Repeat the material below exactly, with no pictures.

########

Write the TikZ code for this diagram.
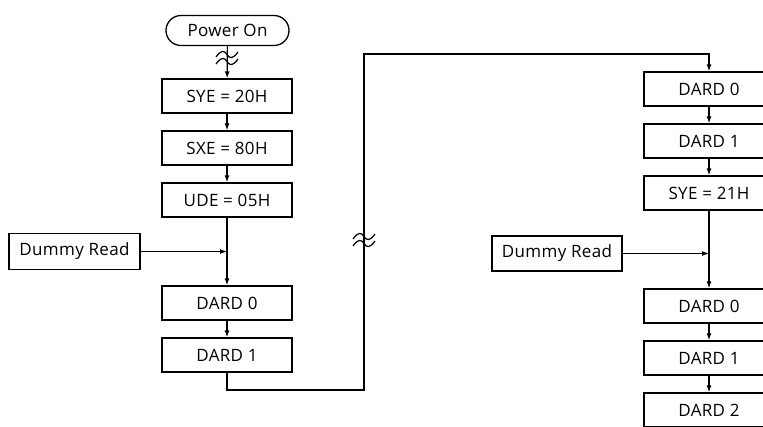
\documentclass[tikz,border=0pt]{standalone}
\usepackage{fontspec}
\setmainfont{Open Sans}[LetterSpace=2]
\usetikzlibrary{arrows.meta}
\begin{document}
\begin{tikzpicture}[x=1pt,y=-1pt,
  box/.style={draw,line width=1.3pt,minimum width=130pt,minimum height=34pt,inner sep=0pt,font=\fontsize{17}{20}\selectfont},
  startbox/.style={box,rounded corners=15pt,minimum width=123pt,minimum height=30pt},
  arr/.style={line width=1.2pt,-{Latex[length=7pt,width=5pt]}},
  wave/.style={line width=1.2pt},
  brk/.pic={
    \draw[wave] (-11,-1) .. controls (-6,-8) and (-3,-8) .. (0,-3.5) .. controls (3,1) and (6,1) .. (11,-6);
    \draw[wave] (-11,6) .. controls (-6,-1) and (-3,-1) .. (0,3.5) .. controls (3,8) and (6,8) .. (11,1);
  }]
\useasboundingbox (0,0) rectangle (763,426);
\clip (0,0) rectangle (763,426);
% left column
\node[startbox] (pon) at (227.5,30.5) {Power On};
\node[box] (sye) at (227,96) {SYE = 20H};
\node[box] (sxe) at (227,148) {SXE = 80H};
\node[box] (ude) at (227,200) {UDE = 05H};
\node[box,minimum width=131pt,minimum height=36pt] (dr1) at (74.5,251.5) {Dummy Read};
\node[box] (a0) at (227,303) {DARD 0};
\node[box] (a1) at (227,355) {DARD 1};
% right column
\node[box] (b0) at (709,89) {DARD 0};
\node[box] (b1) at (709,141) {DARD 1};
\node[box] (bs) at (709,193) {SYE = 21H};
\node[box,minimum height=35pt] (dr2) at (557,253.5) {Dummy Read};
\node[box] (b2) at (709,306) {DARD 0};
\node[box] (b3) at (709,358) {DARD 1};
\node[box] (b4) at (709,410) {DARD 2};
% connectors left
\draw[arr] (pon) -- (sye);
\pic at (227,58) {brk};
\draw[arr] (sye) -- (sxe);
\draw[arr] (sxe) -- (ude);
\draw[arr] (ude) -- (a0);
\draw[arr] (dr1.east) -- (dr1.east -| ude.south);
\draw[arr] (a0) -- (a1);
% long connector
\coordinate (c1) at (364,390);
\coordinate (c2) at (364,54);
\draw[arr] (a1.south) |- (c1) -- (c2) -| (b0.north);
\pic at (364,240) {brk};
% connectors right
\draw[arr] (b0) -- (b1);
\draw[arr] (b1) -- (bs);
\draw[arr] (bs) -- (b2);
\draw[arr] (dr2.east) -- (dr2.east -| bs.south);
\draw[arr] (b2) -- (b3);
\draw[arr] (b3) -- (b4);
\end{tikzpicture}
\end{document}
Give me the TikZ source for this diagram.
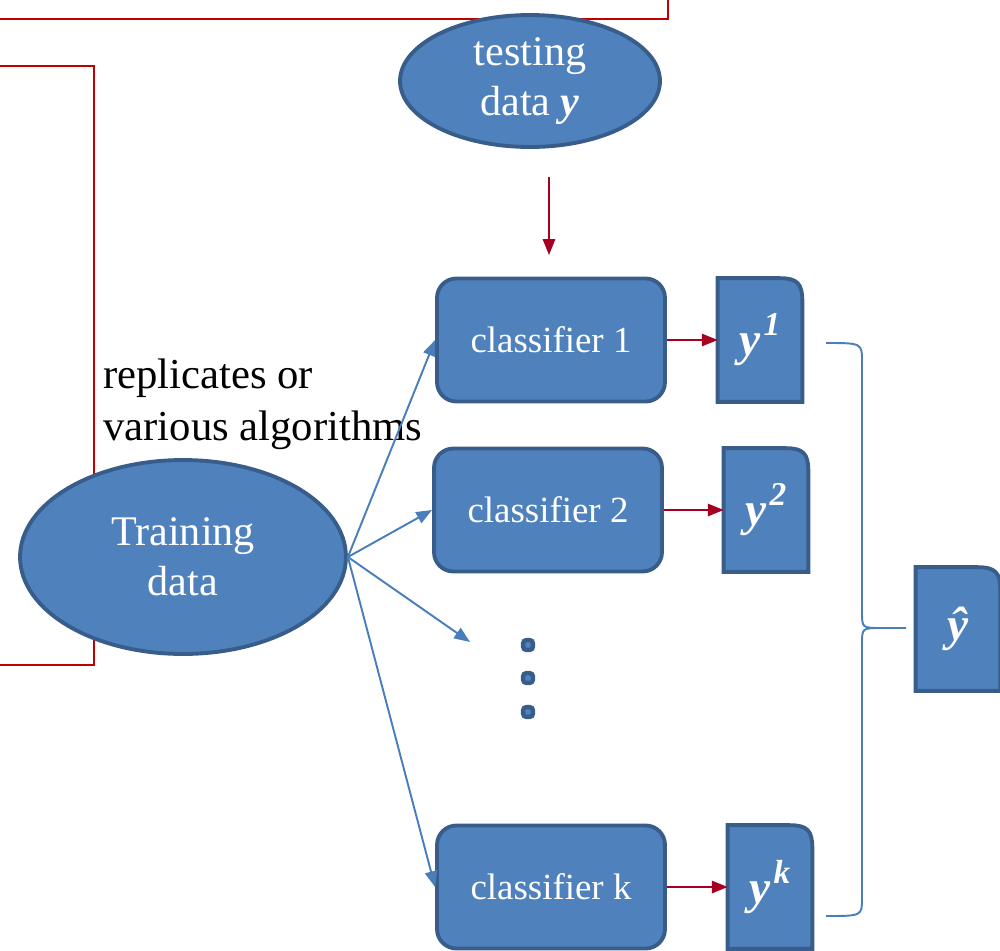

########

» TASK RESPONSE
Write the TikZ code for this diagram.
\documentclass[tikz,border=0pt]{standalone}
\usepackage{fontspec}
\setmainfont{Open Sans}[LetterSpace=2]
\usetikzlibrary{arrows.meta}
\begin{document}
\begin{tikzpicture}[x=1pt,y=-1pt,
  box/.style={draw,line width=1.3pt,minimum width=130pt,minimum height=34pt,inner sep=0pt,font=\fontsize{17}{20}\selectfont},
  startbox/.style={box,rounded corners=15pt,minimum width=123pt,minimum height=30pt},
  arr/.style={line width=1.2pt,-{Latex[length=7pt,width=5pt]}},
  wave/.style={line width=1.2pt},
  brk/.pic={
    \draw[wave] (-11,-1) .. controls (-6,-8) and (-3,-8) .. (0,-3.5) .. controls (3,1) and (6,1) .. (11,-6);
    \draw[wave] (-11,6) .. controls (-6,-1) and (-3,-1) .. (0,3.5) .. controls (3,8) and (6,8) .. (11,1);
  }]
\useasboundingbox (0,0) rectangle (763,426);
\clip (0,0) rectangle (763,426);
% left column
\node[startbox] (pon) at (227.5,30.5) {Power On};
\node[box] (sye) at (227,96) {SYE = 20H};
\node[box] (sxe) at (227,148) {SXE = 80H};
\node[box] (ude) at (227,200) {UDE = 05H};
\node[box,minimum width=131pt,minimum height=36pt] (dr1) at (74.5,251.5) {Dummy Read};
\node[box] (a0) at (227,303) {DARD 0};
\node[box] (a1) at (227,355) {DARD 1};
% right column
\node[box] (b0) at (709,89) {DARD 0};
\node[box] (b1) at (709,141) {DARD 1};
\node[box] (bs) at (709,193) {SYE = 21H};
\node[box,minimum height=35pt] (dr2) at (557,253.5) {Dummy Read};
\node[box] (b2) at (709,306) {DARD 0};
\node[box] (b3) at (709,358) {DARD 1};
\node[box] (b4) at (709,410) {DARD 2};
% connectors left
\draw[arr] (pon) -- (sye);
\pic at (227,58) {brk};
\draw[arr] (sye) -- (sxe);
\draw[arr] (sxe) -- (ude);
\draw[arr] (ude) -- (a0);
\draw[arr] (dr1.east) -- (dr1.east -| ude.south);
\draw[arr] (a0) -- (a1);
% long connector
\coordinate (c1) at (364,390);
\coordinate (c2) at (364,54);
\draw[arr] (a1.south) |- (c1) -- (c2) -| (b0.north);
\pic at (364,240) {brk};
% connectors right
\draw[arr] (b0) -- (b1);
\draw[arr] (b1) -- (bs);
\draw[arr] (bs) -- (b2);
\draw[arr] (dr2.east) -- (dr2.east -| bs.south);
\draw[arr] (b2) -- (b3);
\draw[arr] (b3) -- (b4);
\end{tikzpicture}
\end{document}
Give me the TikZ source for this diagram.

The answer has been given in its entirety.